▸ SUPPLIED DATA
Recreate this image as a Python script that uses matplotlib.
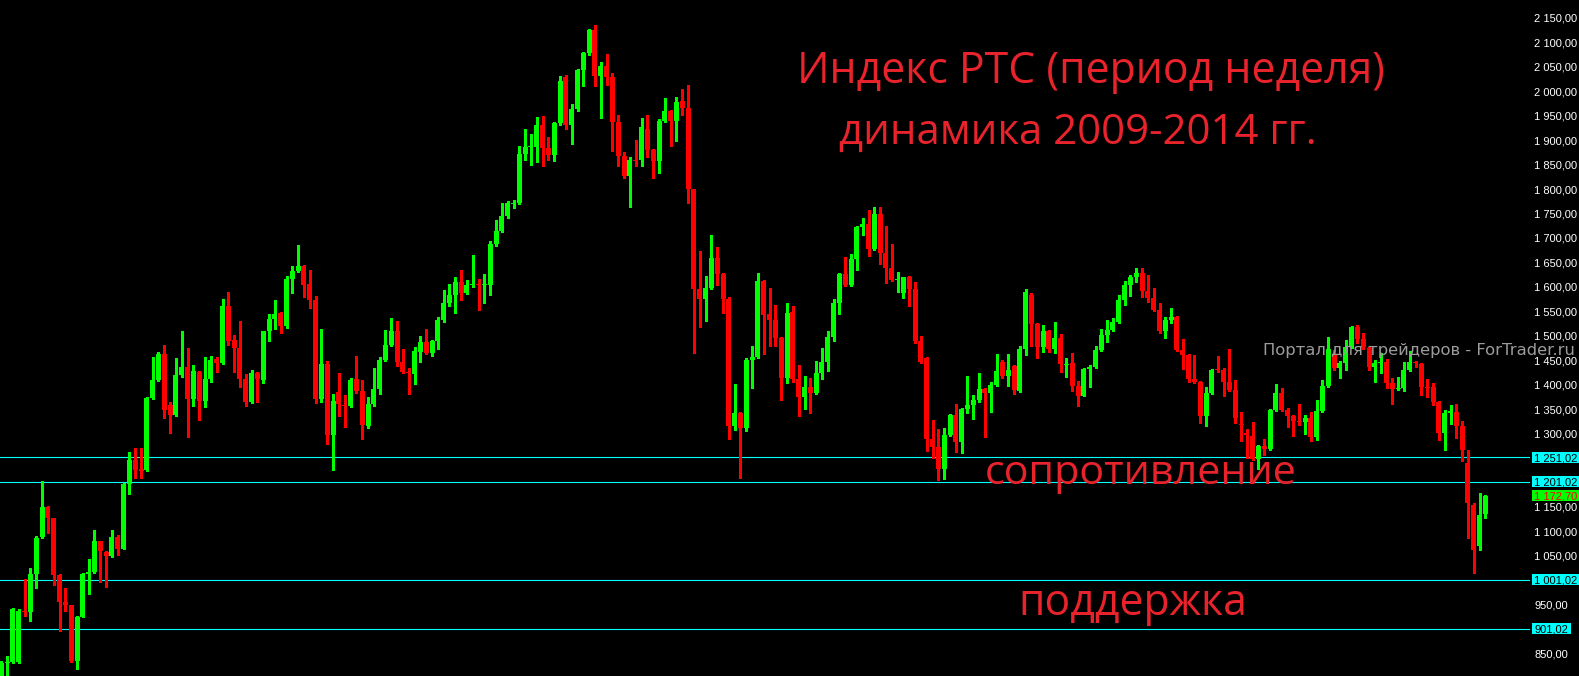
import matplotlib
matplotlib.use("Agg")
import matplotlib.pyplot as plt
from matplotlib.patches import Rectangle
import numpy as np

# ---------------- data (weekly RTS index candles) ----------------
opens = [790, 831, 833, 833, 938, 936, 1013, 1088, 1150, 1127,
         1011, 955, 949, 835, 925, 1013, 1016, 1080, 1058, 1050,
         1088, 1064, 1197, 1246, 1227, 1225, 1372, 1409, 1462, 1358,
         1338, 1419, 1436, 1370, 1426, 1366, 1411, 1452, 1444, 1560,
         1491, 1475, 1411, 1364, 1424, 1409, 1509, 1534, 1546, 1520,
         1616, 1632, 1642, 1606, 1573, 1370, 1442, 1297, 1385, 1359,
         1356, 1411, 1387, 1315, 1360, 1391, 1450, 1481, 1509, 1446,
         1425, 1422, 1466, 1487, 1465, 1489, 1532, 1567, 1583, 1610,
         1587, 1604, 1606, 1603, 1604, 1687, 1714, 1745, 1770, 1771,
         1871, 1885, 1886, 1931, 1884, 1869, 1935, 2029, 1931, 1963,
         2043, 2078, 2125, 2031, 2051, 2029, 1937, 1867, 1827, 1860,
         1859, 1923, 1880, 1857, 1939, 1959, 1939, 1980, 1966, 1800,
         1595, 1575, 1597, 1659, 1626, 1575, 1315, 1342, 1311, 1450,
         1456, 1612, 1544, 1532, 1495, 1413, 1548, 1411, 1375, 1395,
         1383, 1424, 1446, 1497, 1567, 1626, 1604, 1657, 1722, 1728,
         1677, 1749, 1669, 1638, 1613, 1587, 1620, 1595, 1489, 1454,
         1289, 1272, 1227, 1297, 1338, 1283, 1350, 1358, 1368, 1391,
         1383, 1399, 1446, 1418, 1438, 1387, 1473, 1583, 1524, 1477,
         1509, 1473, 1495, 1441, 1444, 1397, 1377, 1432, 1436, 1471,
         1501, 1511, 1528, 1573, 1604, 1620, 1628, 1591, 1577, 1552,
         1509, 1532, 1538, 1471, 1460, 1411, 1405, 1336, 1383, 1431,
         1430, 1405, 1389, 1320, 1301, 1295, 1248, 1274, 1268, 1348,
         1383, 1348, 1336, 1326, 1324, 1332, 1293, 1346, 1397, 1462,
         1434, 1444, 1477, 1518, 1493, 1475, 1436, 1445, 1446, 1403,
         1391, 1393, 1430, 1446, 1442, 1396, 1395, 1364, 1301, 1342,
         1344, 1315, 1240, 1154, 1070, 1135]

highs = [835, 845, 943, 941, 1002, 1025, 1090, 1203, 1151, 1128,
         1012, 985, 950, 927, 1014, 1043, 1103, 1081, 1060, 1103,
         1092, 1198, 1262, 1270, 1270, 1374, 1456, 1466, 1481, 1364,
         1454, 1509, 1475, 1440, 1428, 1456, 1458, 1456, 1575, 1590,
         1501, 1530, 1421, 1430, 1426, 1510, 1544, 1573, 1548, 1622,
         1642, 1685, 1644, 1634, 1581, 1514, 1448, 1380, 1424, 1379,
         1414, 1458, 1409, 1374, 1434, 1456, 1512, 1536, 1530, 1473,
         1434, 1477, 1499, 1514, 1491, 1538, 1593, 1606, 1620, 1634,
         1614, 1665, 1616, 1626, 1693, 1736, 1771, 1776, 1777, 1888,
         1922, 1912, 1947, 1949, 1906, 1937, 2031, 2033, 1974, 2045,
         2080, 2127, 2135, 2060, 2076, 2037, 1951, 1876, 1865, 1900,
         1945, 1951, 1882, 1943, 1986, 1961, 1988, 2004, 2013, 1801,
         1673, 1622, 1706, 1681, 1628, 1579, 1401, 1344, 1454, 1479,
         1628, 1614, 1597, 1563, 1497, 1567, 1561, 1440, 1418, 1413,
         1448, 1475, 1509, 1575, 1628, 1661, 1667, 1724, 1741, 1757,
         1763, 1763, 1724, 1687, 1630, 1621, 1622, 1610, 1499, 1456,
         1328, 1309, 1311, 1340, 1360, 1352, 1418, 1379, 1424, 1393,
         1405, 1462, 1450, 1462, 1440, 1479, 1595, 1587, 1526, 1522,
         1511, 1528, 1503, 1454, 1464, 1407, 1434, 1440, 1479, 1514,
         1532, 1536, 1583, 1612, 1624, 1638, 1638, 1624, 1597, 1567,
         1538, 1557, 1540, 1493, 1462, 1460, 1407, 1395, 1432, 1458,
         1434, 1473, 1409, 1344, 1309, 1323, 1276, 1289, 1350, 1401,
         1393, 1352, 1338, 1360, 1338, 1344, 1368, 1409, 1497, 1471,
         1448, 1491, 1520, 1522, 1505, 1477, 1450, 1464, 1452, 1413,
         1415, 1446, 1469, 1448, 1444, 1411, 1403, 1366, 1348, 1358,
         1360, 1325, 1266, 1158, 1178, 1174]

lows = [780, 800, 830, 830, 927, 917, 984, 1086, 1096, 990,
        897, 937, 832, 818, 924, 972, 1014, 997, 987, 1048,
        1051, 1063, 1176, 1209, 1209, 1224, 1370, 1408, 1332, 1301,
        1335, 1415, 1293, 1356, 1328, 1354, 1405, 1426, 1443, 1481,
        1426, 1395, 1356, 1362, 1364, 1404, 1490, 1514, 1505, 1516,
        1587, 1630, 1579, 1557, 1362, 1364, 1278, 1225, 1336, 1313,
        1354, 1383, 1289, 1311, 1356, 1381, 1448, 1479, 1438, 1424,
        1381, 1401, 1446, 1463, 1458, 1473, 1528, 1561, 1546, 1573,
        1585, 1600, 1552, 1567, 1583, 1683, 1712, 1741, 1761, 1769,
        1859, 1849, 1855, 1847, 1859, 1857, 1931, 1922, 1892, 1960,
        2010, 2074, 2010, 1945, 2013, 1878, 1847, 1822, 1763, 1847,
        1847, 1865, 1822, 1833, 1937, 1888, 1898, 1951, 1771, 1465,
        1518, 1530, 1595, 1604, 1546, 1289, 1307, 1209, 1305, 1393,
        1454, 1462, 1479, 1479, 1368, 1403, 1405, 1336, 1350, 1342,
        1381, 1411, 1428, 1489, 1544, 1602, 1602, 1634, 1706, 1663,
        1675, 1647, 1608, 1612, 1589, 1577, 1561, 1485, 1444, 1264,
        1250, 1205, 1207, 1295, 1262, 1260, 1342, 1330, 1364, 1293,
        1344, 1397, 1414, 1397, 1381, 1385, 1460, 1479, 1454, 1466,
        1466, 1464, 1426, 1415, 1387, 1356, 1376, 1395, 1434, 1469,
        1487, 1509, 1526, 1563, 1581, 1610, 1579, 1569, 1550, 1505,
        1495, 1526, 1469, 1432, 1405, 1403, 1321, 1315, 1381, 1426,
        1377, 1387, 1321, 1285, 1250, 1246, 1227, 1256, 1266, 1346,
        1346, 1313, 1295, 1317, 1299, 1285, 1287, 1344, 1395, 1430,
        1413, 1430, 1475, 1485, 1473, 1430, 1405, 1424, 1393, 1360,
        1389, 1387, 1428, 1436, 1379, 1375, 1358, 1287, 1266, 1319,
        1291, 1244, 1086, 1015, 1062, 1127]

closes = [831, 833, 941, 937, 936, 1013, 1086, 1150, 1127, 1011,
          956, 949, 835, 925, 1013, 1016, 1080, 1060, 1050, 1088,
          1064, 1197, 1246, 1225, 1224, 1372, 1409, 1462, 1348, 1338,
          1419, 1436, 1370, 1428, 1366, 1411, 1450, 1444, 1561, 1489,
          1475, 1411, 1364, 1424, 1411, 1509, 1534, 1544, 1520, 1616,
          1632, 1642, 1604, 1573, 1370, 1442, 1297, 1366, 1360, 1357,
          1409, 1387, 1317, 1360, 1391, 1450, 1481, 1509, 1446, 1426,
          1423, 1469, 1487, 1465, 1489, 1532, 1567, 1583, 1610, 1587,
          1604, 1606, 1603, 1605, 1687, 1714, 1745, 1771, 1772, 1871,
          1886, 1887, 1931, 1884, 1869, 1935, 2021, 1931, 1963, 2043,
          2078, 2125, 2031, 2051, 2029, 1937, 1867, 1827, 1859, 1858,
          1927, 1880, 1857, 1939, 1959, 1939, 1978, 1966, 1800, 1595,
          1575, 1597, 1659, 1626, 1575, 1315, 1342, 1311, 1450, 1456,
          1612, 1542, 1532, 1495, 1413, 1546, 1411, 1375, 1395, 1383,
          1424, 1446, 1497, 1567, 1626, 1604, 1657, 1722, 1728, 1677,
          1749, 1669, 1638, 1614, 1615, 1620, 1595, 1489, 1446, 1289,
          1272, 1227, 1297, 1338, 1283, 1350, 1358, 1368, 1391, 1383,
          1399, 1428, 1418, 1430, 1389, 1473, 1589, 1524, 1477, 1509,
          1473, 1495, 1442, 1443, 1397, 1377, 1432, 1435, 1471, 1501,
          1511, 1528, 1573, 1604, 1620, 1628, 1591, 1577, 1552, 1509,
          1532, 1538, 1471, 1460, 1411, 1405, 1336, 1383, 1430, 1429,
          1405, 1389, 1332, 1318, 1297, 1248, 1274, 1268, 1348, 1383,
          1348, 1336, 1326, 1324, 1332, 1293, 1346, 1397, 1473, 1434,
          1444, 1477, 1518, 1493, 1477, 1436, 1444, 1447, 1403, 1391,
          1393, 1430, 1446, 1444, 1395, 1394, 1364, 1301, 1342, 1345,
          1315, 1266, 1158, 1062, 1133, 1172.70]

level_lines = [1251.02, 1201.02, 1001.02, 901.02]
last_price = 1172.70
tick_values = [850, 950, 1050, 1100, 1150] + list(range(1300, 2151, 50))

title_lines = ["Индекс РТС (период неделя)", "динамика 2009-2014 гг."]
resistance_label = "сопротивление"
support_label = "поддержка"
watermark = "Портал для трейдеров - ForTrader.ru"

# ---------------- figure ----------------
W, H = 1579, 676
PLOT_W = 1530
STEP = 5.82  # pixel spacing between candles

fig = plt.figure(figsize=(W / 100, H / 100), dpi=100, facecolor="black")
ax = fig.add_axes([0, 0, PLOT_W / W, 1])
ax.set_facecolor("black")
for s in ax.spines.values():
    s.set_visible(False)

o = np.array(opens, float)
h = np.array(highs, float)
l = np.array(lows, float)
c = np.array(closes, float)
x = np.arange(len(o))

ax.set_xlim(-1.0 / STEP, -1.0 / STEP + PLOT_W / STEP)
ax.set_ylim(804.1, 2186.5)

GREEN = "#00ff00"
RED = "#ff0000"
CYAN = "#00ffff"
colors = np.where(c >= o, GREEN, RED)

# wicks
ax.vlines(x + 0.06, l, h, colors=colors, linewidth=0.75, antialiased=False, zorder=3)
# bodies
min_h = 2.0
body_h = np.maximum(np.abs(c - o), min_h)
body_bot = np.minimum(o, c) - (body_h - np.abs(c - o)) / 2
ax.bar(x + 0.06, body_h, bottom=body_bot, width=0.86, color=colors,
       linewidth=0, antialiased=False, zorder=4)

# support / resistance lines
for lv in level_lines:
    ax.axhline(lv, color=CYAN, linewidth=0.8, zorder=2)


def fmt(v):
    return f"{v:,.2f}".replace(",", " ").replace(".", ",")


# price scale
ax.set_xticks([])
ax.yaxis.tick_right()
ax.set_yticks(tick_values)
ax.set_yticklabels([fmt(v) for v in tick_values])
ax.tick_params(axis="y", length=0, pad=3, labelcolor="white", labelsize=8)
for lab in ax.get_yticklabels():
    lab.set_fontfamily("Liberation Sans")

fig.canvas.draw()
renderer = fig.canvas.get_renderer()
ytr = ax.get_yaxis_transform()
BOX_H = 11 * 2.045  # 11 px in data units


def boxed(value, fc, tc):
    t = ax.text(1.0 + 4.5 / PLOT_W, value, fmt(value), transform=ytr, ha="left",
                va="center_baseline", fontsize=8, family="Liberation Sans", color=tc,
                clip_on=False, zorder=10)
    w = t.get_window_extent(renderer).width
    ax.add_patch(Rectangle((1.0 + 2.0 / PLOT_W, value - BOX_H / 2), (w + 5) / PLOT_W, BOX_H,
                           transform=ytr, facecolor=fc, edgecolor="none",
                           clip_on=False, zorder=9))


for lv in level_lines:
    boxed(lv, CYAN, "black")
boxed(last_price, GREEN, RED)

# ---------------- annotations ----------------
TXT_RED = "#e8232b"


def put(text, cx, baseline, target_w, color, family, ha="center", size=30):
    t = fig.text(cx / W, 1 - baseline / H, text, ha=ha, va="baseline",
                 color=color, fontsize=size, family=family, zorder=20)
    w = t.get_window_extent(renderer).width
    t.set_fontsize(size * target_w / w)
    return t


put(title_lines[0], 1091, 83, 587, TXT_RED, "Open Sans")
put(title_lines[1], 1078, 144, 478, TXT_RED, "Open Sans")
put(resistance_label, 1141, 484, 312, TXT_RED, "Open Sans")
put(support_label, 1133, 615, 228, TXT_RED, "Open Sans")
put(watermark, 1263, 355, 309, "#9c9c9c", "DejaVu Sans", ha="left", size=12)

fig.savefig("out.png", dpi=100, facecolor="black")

▸ EXERCISE INSTRUCTIONS
Emit the lines of the material exactly, from its first line to the line containing "import numpy as np", inclusive; leave every picture out.

▸ ANSWER TO THIS TASK
Recreate this image as a Python script that uses matplotlib.
import matplotlib
matplotlib.use("Agg")
import matplotlib.pyplot as plt
from matplotlib.patches import Rectangle
import numpy as np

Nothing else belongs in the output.